|
J'ai souvent entendu des luthiers me dire : "En guitare, il n'y a plus rien à inventer, tout a été fait ! "... Ces propos m'ont toujours laissé perplexe car je crois au génie humain et à sa capacité à tout remettre en question.
Alors en effet, la Martin D28 de 1966 qui m'attend chaque jour suspendue sur son stand est un instrument abouti et pour obtenir ce son si caractéristique qui a bercé toute ma jeunesse, il n'est pas nécessaire d'inventer quelque chose. C'est fait, le son est là et la fabrication de ce type de modèle n'a pas à évoluer.
Mais la question est simple : "peut on se satisfaire de ce qui est bien ?, n'y a-t-il pas mieux, autrement ?".
Nous sommes influencés par des références, des standards, des traditions. Que tout cela nous convienne et nous comble est une chose mais n'y a t-il pas tout simplement de nouveaux horizons à parcourir, de nouvelles tessitures sonores à découvrir, des techniques de fabrication innovantes...

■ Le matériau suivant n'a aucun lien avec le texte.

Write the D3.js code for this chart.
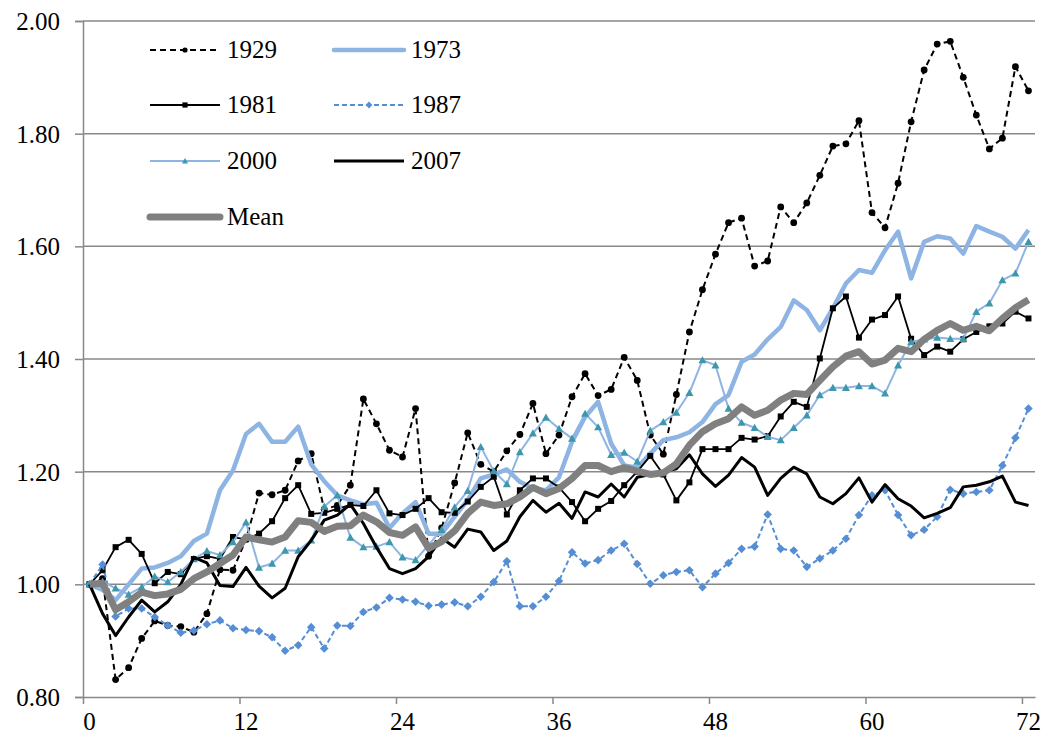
<!DOCTYPE html>
<html>
<head>
<meta charset="utf-8">
<script src="https://cdn.jsdelivr.net/npm/d3@7"></script>
<style>
  html, body { margin: 0; padding: 0; background: #ffffff; }
  svg text { font-family: "Liberation Serif", "Times New Roman", serif; fill: #000; }
</style>
</head>
<body>
<svg id="chart" width="1043" height="742"></svg>
<script>
// Months since the start of each bull market (0..72)
const months = d3.range(0, 73);

const s1929 = [1.00,1.01,0.831,0.852,0.904,0.935,0.927,0.925,0.915,0.948,1.026,1.025,1.08,1.162,1.159,1.167,1.219,1.232,1.133,1.14,1.176,1.329,1.285,1.238,1.226,1.312,1.05,1.10,1.18,1.269,1.213,1.20,1.237,1.266,1.321,1.232,1.265,1.333,1.374,1.335,1.346,1.403,1.362,1.265,1.231,1.337,1.448,1.523,1.586,1.642,1.650,1.565,1.574,1.670,1.642,1.677,1.726,1.778,1.782,1.823,1.660,1.633,1.712,1.821,1.913,1.959,1.964,1.900,1.833,1.773,1.792,1.919,1.876];

const s1973 = [1.00,0.99,0.972,1.00,1.028,1.03,1.038,1.05,1.077,1.09,1.167,1.202,1.267,1.285,1.253,1.253,1.28,1.213,1.183,1.158,1.149,1.142,1.145,1.10,1.126,1.146,1.09,1.09,1.12,1.15,1.188,1.195,1.204,1.182,1.17,1.167,1.19,1.253,1.297,1.324,1.25,1.211,1.207,1.232,1.256,1.261,1.27,1.288,1.32,1.336,1.395,1.408,1.435,1.457,1.504,1.487,1.451,1.49,1.534,1.558,1.553,1.593,1.626,1.543,1.608,1.618,1.614,1.587,1.636,1.626,1.617,1.596,1.629];

const s1981 = [1.00,1.025,1.066,1.079,1.054,1.002,1.022,1.018,1.045,1.05,1.045,1.084,1.08,1.09,1.112,1.153,1.176,1.125,1.127,1.134,1.141,1.139,1.167,1.126,1.123,1.134,1.153,1.128,1.127,1.147,1.173,1.191,1.124,1.167,1.188,1.188,1.172,1.146,1.112,1.134,1.148,1.176,1.20,1.228,1.195,1.149,1.181,1.24,1.24,1.24,1.26,1.257,1.263,1.298,1.324,1.315,1.401,1.49,1.511,1.438,1.47,1.478,1.511,1.436,1.407,1.422,1.413,1.435,1.448,1.458,1.463,1.484,1.472];

const s1987 = [1.00,1.035,0.943,0.957,0.957,0.942,0.927,0.914,0.918,0.929,0.936,0.922,0.919,0.917,0.906,0.882,0.892,0.924,0.886,0.927,0.926,0.951,0.959,0.976,0.973,0.969,0.962,0.964,0.968,0.961,0.978,1.004,1.041,0.961,0.961,0.978,1.006,1.057,1.037,1.043,1.06,1.072,1.036,1.001,1.016,1.022,1.025,0.995,1.019,1.038,1.063,1.067,1.124,1.063,1.06,1.031,1.046,1.06,1.081,1.123,1.158,1.167,1.123,1.087,1.097,1.12,1.168,1.161,1.164,1.167,1.211,1.26,1.312];

const s2000 = [1.00,1.005,0.993,0.982,0.995,1.014,1.004,1.022,1.045,1.059,1.052,1.075,1.11,1.03,1.037,1.06,1.06,1.078,1.138,1.158,1.083,1.066,1.067,1.075,1.048,1.043,1.07,1.097,1.137,1.166,1.244,1.201,1.178,1.235,1.268,1.296,1.276,1.259,1.303,1.279,1.23,1.234,1.218,1.273,1.288,1.305,1.34,1.398,1.389,1.312,1.287,1.278,1.262,1.256,1.278,1.30,1.336,1.349,1.349,1.352,1.352,1.339,1.389,1.43,1.435,1.438,1.436,1.436,1.484,1.499,1.54,1.552,1.608];

const s2007 = [1.00,0.948,0.909,0.942,0.972,0.951,0.969,1.00,1.048,1.038,0.998,0.996,1.03,0.997,0.976,0.993,1.049,1.078,1.114,1.123,1.142,1.108,1.066,1.028,1.019,1.028,1.049,1.082,1.066,1.098,1.093,1.06,1.077,1.12,1.149,1.128,1.144,1.117,1.164,1.155,1.178,1.155,1.19,1.195,1.20,1.205,1.23,1.196,1.174,1.194,1.225,1.208,1.158,1.188,1.208,1.196,1.155,1.143,1.161,1.189,1.146,1.177,1.152,1.139,1.118,1.126,1.136,1.173,1.176,1.182,1.192,1.146,1.14];

const sMean = [1.00,1.002,0.955,0.969,0.986,0.98,0.983,0.991,1.01,1.022,1.037,1.052,1.084,1.079,1.075,1.084,1.113,1.11,1.094,1.103,1.104,1.123,1.111,1.092,1.087,1.102,1.064,1.076,1.095,1.126,1.146,1.14,1.143,1.155,1.172,1.161,1.17,1.188,1.211,1.211,1.20,1.207,1.201,1.195,1.198,1.214,1.247,1.271,1.285,1.294,1.315,1.30,1.309,1.327,1.339,1.337,1.362,1.386,1.405,1.413,1.391,1.398,1.419,1.413,1.435,1.451,1.463,1.451,1.458,1.45,1.472,1.491,1.505];

const yTicks = [0.8, 1.0, 1.2, 1.4, 1.6, 1.8, 2.0];
const xTicks = [0, 12, 24, 36, 48, 60, 72];

// Series styling, in drawing order (Mean drawn last, on top)
const series = [
  { name: "1929", values: s1929, color: "#000000", width: 2, dash: "6,4", marker: "circle", markerColor: "#000000" },
  { name: "1973", values: s1973, color: "#8db4e2", width: 4.5, dash: null, marker: null },
  { name: "1981", values: s1981, color: "#000000", width: 1.8, dash: null, marker: "square", markerColor: "#000000" },
  { name: "1987", values: s1987, color: "#558ed5", width: 2, dash: "5,3", marker: "diamond", markerColor: "#558ed5" },
  { name: "2000", values: s2000, color: "#8db4e2", width: 2, dash: null, marker: "triangle", markerColor: "#3d97ad" },
  { name: "2007", values: s2007, color: "#000000", width: 3, dash: null, marker: null },
  { name: "Mean", values: sMean, color: "#808080", width: 7, dash: null, marker: null }
];

const FONT = "'Liberation Serif', 'Times New Roman', serif";
const FONT_SIZE = "25px";

const svg = d3.select("#chart").attr("font-family", FONT);
const plotLeft = 83, plotRight = 1035, plotTop = 21, plotBottom = 697;

// Category centres: month m sits in the middle of its slot
const x = d3.scaleLinear().domain([-0.5, 72.5]).range([plotLeft, plotRight]);
const y = d3.scaleLinear().domain([0.8, 2.0]).range([plotBottom, plotTop]);

const gridColor = "#888888";

// Horizontal gridlines
svg.append("g")
  .selectAll("line")
  .data(yTicks.filter(d => d > 0.8))
  .join("line")
  .attr("x1", plotLeft).attr("x2", plotRight)
  .attr("y1", d => y(d)).attr("y2", d => y(d))
  .attr("stroke", gridColor).attr("stroke-width", 1.5);

// Y axis
const yAxis = svg.append("g")
  .attr("transform", `translate(${plotLeft},0)`)
  .call(d3.axisLeft(y).tickValues(yTicks).tickFormat(d3.format(".2f")).tickSize(8).tickPadding(15));
yAxis.attr("font-family", FONT);
yAxis.select(".domain").attr("stroke", gridColor).attr("stroke-width", 1.5);
yAxis.selectAll(".tick line").attr("stroke", gridColor).attr("stroke-width", 1.5);
yAxis.selectAll(".tick text")
  .style("font-family", FONT)
  .style("font-size", FONT_SIZE).attr("fill", "#000").attr("dy", "0.34em");

// X axis: tick marks on slot boundaries, labels on category centres
const xAxis = svg.append("g")
  .attr("transform", `translate(0,${plotBottom})`)
  .call(d3.axisBottom(x).tickValues(xTicks.map(d => d - 0.5)).tickFormat("").tickSize(7).tickSizeOuter(0));
xAxis.select(".domain").attr("stroke", gridColor).attr("stroke-width", 1.5);
xAxis.selectAll(".tick line").attr("stroke", gridColor).attr("stroke-width", 1.5);

svg.append("g")
  .selectAll("text")
  .data(xTicks)
  .join("text")
  .attr("x", d => x(d))
  .attr("y", 730)
  .attr("text-anchor", "middle")
  .style("font-family", FONT)
  .style("font-size", FONT_SIZE)
  .text(d => d);

// Marker shapes
function markerPath(type, s) {
  if (type === "square") return `M${-s},${-s}H${s}V${s}H${-s}Z`;
  if (type === "diamond") return `M0,${-s * 1.3}L${s * 1.3},0L0,${s * 1.3}L${-s * 1.3},0Z`;
  if (type === "triangle") return `M0,${-s * 1.25}L${s * 1.25},${s}L${-s * 1.25},${s}Z`;
  return null;
}

function drawMarkers(g, type, color, pts, s) {
  if (type === "circle") {
    g.selectAll("circle").data(pts).join("circle")
      .attr("cx", d => d[0]).attr("cy", d => d[1]).attr("r", s).attr("fill", color);
  } else {
    g.selectAll("path").data(pts).join("path")
      .attr("transform", d => `translate(${d[0]},${d[1]})`)
      .attr("d", markerPath(type, s)).attr("fill", color);
  }
}

const line = d3.line().x((d, i) => x(months[i])).y(d => y(d));

series.forEach(sr => {
  const g = svg.append("g").attr("class", "series");
  g.append("path")
    .datum(sr.values)
    .attr("d", line)
    .attr("fill", "none")
    .attr("stroke", sr.color)
    .attr("stroke-width", sr.width)
    .attr("stroke-linejoin", "round")
    .attr("stroke-dasharray", sr.dash);
  if (sr.marker) {
    const pts = sr.values.map((v, i) => [x(months[i]), y(v)]);
    const size = { circle: 3.4, square: 3, diamond: 3.3, triangle: 3.2 }[sr.marker];
    drawMarkers(g.append("g"), sr.marker, sr.markerColor, pts, size);
  }
});

// Legend: two columns, Mean alone on the last row
const legendPos = {
  "1929": [150, 50], "1973": [334, 50],
  "1981": [150, 105], "1987": [334, 105],
  "2000": [150, 161], "2007": [334, 161],
  "Mean": [150, 217]
};
const legend = svg.append("g");
series.forEach(sr => {
  const [lx, ly] = legendPos[sr.name];
  const g = legend.append("g");
  g.append("line")
    .attr("x1", lx).attr("x2", lx + 70)
    .attr("y1", ly).attr("y2", ly)
    .attr("stroke", sr.color)
    .attr("stroke-width", sr.width)
    .attr("stroke-linecap", sr.name === "1973" || sr.name === "Mean" ? "round" : "butt")
    .attr("stroke-dasharray", sr.dash);
  if (sr.marker) {
    const size = { circle: 2.6, square: 2.6, diamond: 2.6, triangle: 2.4 }[sr.marker];
    drawMarkers(g.append("g"), sr.marker, sr.markerColor, [[lx + 35, ly]], size);
  }
  g.append("text")
    .attr("x", lx + 77)
    .attr("y", ly + 8)
    .style("font-family", FONT)
    .style("font-size", FONT_SIZE)
    .text(sr.name);
});
</script>
</body>
</html>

Je rencontre chaque année à Issoudun, Montréal, Los Angeles ou Francfort des instruments atypiques, parfois bizarres. Certains d'entre eux me laissent dubitatif, d'autres me laissent rêveur, attisent ma curiosité et me poussent à en savoir plus.
C'est le cas pour ce modèle d'étude à bouche pan coupé de Gérard Audirac.
Je présenterai plus longuement ma rencontre avec ce grand luthier de la deuxième génération qui a décidé, après avoir pris sa retraite en 2007, de se réinstaller cette année. Cela fera l'objet d'un portrait dans mon prochain article sur les luthiers français participants au Salon de guitare de Montréal au mois de juillet 2011.
Le modèle Conservatoire double bouche...
Sur la base d'un de ses derniers modèles qui a inspiré son ancien élève et luthier Bastien Burlot et dont la bouche de la table a été déplacée sur l'éclisse du haut, Gérard Audirac a réalisé une deuxième bouche sur l'éclisse opposée et sur la partie inférieure de la table d'harmonie.
Comme je l'ai déjà indiqué plusieurs fois dans différents articles, l'ouie (la bouche) d'une guitare n'a pas pour objectif premier de diffuser le son mais de libérer de la caisse l'air généré par les vibrations des cordes. Dans l'absolu, son emplacement n'est pas une fin en soi et la positionner de façon classique sous les cordes au milieu de la table est même une contrainte supplémentaire au placement du chevalet et du barrage.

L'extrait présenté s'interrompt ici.